Lettre au Premier Ministre
Monsieur le Premier Ministre,
Le 10 janvier 2015, vous avez exprimé votre ressentiment à l'égard de la Une du numéro 2209 de l'hebdomadaire Le Point, ressentiment que le Ministre de l'Intérieur a par ailleurs relayé.
Cette page de couverture reproduisait en faible dimension sur fond noir, une photo de l'assassinat du policier Ahmed Merabet, visé à la tête à bout portant par l'un des frères Kouachi.
Vous avez fustigé cette Une, assurant que vous ne cachiez pas votre dégoût devant la publication de cette photo, sous prétexte, c'est possible, je n'en suis pas certain, qu'elle n'avait pas été floutée.
Votre dégoût - votre vocabulaire est parfois épidermique, comme celui d'un ancien Président de la République, c'est dommage, vous valez mieux que cela -, tout d'abord, m'a interpellé, en ceci qu'il eut été plus approprié de qualifier de ce terme l'agissement des deux terroristes.
Votre dégoût m'a interpellé dans la mesure où cette image, je devrais dire la vidéo d'où elle a été extraite, avait été vue, revue, floutée ou non, peu importe, car si la tragédie est manifeste, on ne distingue précisément les traits de personne, des milliers, des centaines de milliers, des millions de fois dans le monde entier. Ce qui en faisait toute son horreur, certes, mais aussi toute sa valeur : l’exemple, rappelé une fois encore, de ce qu’est la barbarie humaine.
Votre dégoût m'a interpellé, parce qu'il était inopportun, injuste. Le jour même où vous louiez la liberté d'expression, où vous prétendiez défendre la liberté de la presse, non sans une apparente conviction d'ailleurs, vous vous en preniez à cette même liberté, tout simplement : vous la niiez. Alors que la rédaction de Charlie Hebdo venait d'être décimée, que Charb, Cabut, Wolinski, Tignous, Honoré, Bernard Maris et les autres, qu'il s'agît alors de Elsa Cayat, Mustapha Ourrad, Michel Renaud, Franck Brinsolaro, Frédéric Boisseau, n'auraient plus jamais l'occasion de se croiser entre deux portes, de se rencontrer, de se réunir, de rire ensemble, de s'exprimer librement, c'était leur légitimité, leur raison d'être, leur raison de vivre qu'ainsi vous remettiez en cause. Où donc allait ce nouveau discours ? à l'adresse de qui était-il ? Et pourquoi ? Cependant, le lendemain, ce dimanche 11 janvier, vous aussi vous avez défilé dans Paris.

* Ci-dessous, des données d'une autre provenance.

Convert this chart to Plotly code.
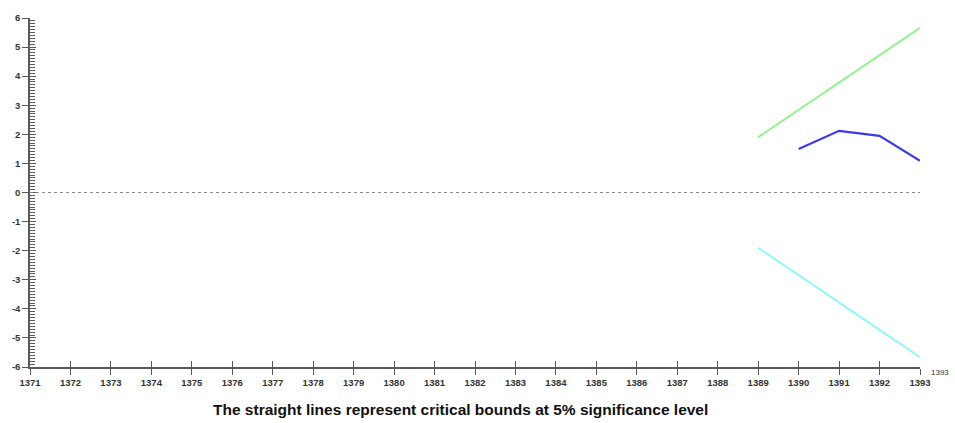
import plotly.graph_objects as go

# CUSUM of recursive residuals with 5% critical bounds
years = list(range(1371, 1394))
year_labels = [str(y) for y in years]

cusum_years = [1390, 1391, 1392, 1393]
cusum_values = [1.50, 2.12, 1.95, 1.09]

bound_years = [1389, 1393]
upper_bound = [1.90, 5.66]
lower_bound = [-1.90, -5.66]

y_ticks = list(range(-6, 7))

axis_color = "#5a5a5a"
label_font = dict(family="Liberation Sans, Arial", size=9.5, color="#333333", weight="bold")

fig = go.Figure()

fig.add_trace(go.Scatter(x=bound_years, y=upper_bound, mode="lines",
                         line=dict(color="#8cf58c", width=2), showlegend=False))
fig.add_trace(go.Scatter(x=bound_years, y=lower_bound, mode="lines",
                         line=dict(color="#8cf8f8", width=2), showlegend=False))
fig.add_trace(go.Scatter(x=cusum_years, y=cusum_values, mode="lines",
                         line=dict(color="#3a3aee", width=2.2), showlegend=False))
# invisible trace so the inner-tick overlay axes are drawn
fig.add_trace(go.Scatter(x=[years[0]], y=[0], xaxis="x2", yaxis="y2", mode="markers",
                         marker=dict(opacity=0), showlegend=False, hoverinfo="skip"))

# dotted zero line
fig.add_shape(type="line", x0=years[0], x1=years[-1], y0=0, y1=0, xref="x", yref="y",
              line=dict(color="#888888", width=1, dash="dot"))

fig.update_layout(
    width=955, height=423,
    margin=dict(l=27, r=35, t=15, b=56),
    paper_bgcolor="white", plot_bgcolor="white",
    xaxis=dict(range=[years[0], years[-1]], tickvals=years, ticktext=year_labels,
               showgrid=False, zeroline=False, showline=True, linecolor=axis_color, linewidth=1.5,
               ticks="outside", ticklen=6, tickcolor=axis_color, tickwidth=1,
               tickfont=label_font),
    yaxis=dict(range=[-6, 6], tickvals=y_ticks, ticktext=[str(v) for v in y_ticks],
               showgrid=False, zeroline=False, showline=True, linecolor=axis_color, linewidth=1.5,
               ticks="outside", ticklen=6, tickcolor=axis_color, tickwidth=1,
               tickfont=label_font),
    xaxis2=dict(overlaying="x", matches="x", anchor="y2", side="bottom",
                tickvals=years, showticklabels=False, showgrid=False, zeroline=False,
                showline=False, ticks="inside", ticklen=6, tickcolor=axis_color, tickwidth=1),
    yaxis2=dict(overlaying="y", matches="y", anchor="x2", side="left",
                tickvals=y_ticks, showticklabels=False, showgrid=False, zeroline=False,
                showline=False, ticks="inside", ticklen=6, tickcolor=axis_color, tickwidth=1,
                minor=dict(dtick=0.1, tick0=0, ticks="inside", ticklen=5,
                           tickcolor=axis_color, tickwidth=1)),
)

fig.add_annotation(x=years[-1], y=0, xref="x", yref="paper", text="1393",
                   showarrow=False, xanchor="left", yanchor="top", xshift=9, yshift=1,
                   font=dict(family="Liberation Sans, Arial", size=8, color="#333333"))

fig.add_annotation(x=0.484, y=0, xref="paper", yref="paper",
                   text="The straight lines represent critical bounds at 5% significance level",
                   showarrow=False, xanchor="center", yanchor="top", yshift=-32,
                   font=dict(family="Liberation Sans, Arial", size=15.5, color="#111111", weight="bold"))

fig.write_html("out.html")
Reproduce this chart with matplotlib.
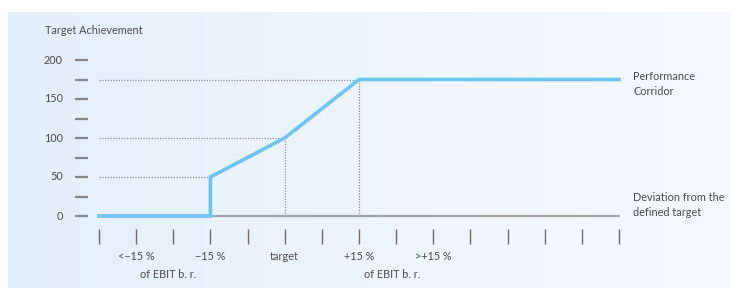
import numpy as np
import matplotlib.pyplot as plt
from matplotlib.colors import LinearSegmentedColormap

plt.rcParams['font.family'] = ['Lato', 'DejaVu Sans']

# Données de la courbe (positions sur l'axe des écarts, 0..14)
curve_x = [0, 3, 3, 5, 7, 14]
curve_y = [0, 0, 50, 100, 175, 175]

y_ticks = [0, 25, 50, 75, 100, 125, 150, 175, 200]
y_labels = ['0', '', '50', '', '100', '', '150', '', '200']
x_ticks = list(range(15))

# Repères en pointillés : (niveau, position x)
guides = [(50, 3), (100, 5), (175, 7)]

x_label_pos = [1, 3, 5, 7, 9]
x_labels = ['<\u221215 %', '\u221215 %', 'target', '+15 %', '>+15 %']
sub_label_pos = [1.85, 7.9]
sub_labels = ['of EBIT b. r.', 'of EBIT b. r.']

blue = '#6cc5f0'
gray = '#a3a3a3'
txt = '#4a4a4a'
fs = 7.8

W, H = 731, 288
fig = plt.figure(figsize=(W / 100, H / 100), dpi=100)

# Fond en dégradé
bg = fig.add_axes([8 / W, 0, (W - 8) / W, (H - 12) / H])
cmap = LinearSegmentedColormap.from_list('bg', ['#e3effa', '#f6fafe'])
grad = np.linspace(0, 1, 256).reshape(1, -1)
bg.imshow(grad, aspect='auto', cmap=cmap, extent=[0, 1, 0, 1])
bg.axis('off')

# Axe principal : x=0 -> px 99, x=14 -> px 619 ; y=0 -> px 216, y=200 -> px 60
ax = fig.add_axes([99 / W, (H - 216) / H, 520 / W, 156 / H])
ax.set_xlim(0, 14)
ax.set_ylim(0, 200)
ax.axis('off')
ax.patch.set_alpha(0)

# Ligne de base
ax.plot([0, 14], [0, 0], color=gray, lw=1.6, zorder=2, clip_on=False)

# Pointillés
for level, xp in guides:
    ax.plot([0, xp], [level, level], color='#8c8c8c', lw=0.9, ls=(0, (1, 1.2)), zorder=1)
    if xp in (5, 7):
        ax.plot([xp, xp], [0, level], color='#8c8c8c', lw=0.9, ls=(0, (1, 1.2)), zorder=1)

# Courbe
ax.plot(curve_x, curve_y, color=blue, lw=2.6, solid_joinstyle='miter', zorder=3, clip_on=False)

# Graduations y (tirets) et étiquettes
px = 14 / 520  # unité x par pixel
for t, lab in zip(y_ticks, y_labels):
    ax.plot([-24 * px, -11 * px], [t, t], color='#888888', lw=1.6, clip_on=False,
            solid_capstyle='butt')
    if lab:
        ax.text(-36 * px, t, lab, ha='right', va='center', fontsize=fs, color=txt)

# Graduations x (barres verticales)
py = 200 / 156  # unité y par pixel
for t in x_ticks:
    ax.plot([t, t], [-13 * py, -28 * py], color='#6a6a6a', lw=1.0, clip_on=False,
            solid_capstyle='butt')

for xp, lab in zip(x_label_pos, x_labels):
    ax.text(xp, -41 * py, lab, ha='center', va='center', fontsize=fs, color=txt)
for xp, lab in zip(sub_label_pos, sub_labels):
    ax.text(xp, -59 * py, lab, ha='center', va='center', fontsize=fs, color=txt)

fig.text(45 / W, 1 - 31 / H, 'Target Achievement', ha='left', va='center',
         fontsize=fs, color=txt)
fig.text(633 / W, 1 - 84 / H, 'Performance\nCorridor', ha='left', va='center',
         fontsize=fs, color=txt, linespacing=1.45)
fig.text(633 / W, 1 - 205 / H, 'Deviation from the\ndefined target', ha='left',
         va='center', fontsize=fs, color=txt, linespacing=1.45)

fig.savefig('out.png', dpi=100)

Votre dégoût m'a interpellé, parce que, déjà, avant même que de songer à décorer de la légion d'honneur, de façon posthume, le policier Ahmed Merabet, ce que vous avez fait, vous auriez dû penser - je sais, vous n'êtes sans doute pas de ces hauts personnages qui acceptent si aisément de recevoir des conseils - sinon, seriez-vous déjà au degré d'excellence où vous êtes parvenu ? -, vous auriez dû penser à élever cette image, et donc le policier Ahmed Merabet, au titre de « Symbole de la résistance à tous les obscurantismes ». Car pour moi, c'est ce qu'incarne cette image, ce qu'incarne le policier Ahmed Merabet, et ce que nul, notamment ceux qui nous gouvernent - pardonnez-moi d'insister, Monsieur le Premier Ministre, car j'ignore si demain la laïcité également tant défendue aujourd'hui aura encore, ou plutôt enfin, le droit de s'exprimer librement -, ne devraient plus jamais oublier.
Je vous prie d'agréer, Monsieur le Premier Ministre, l'assurance de ma très haute considération.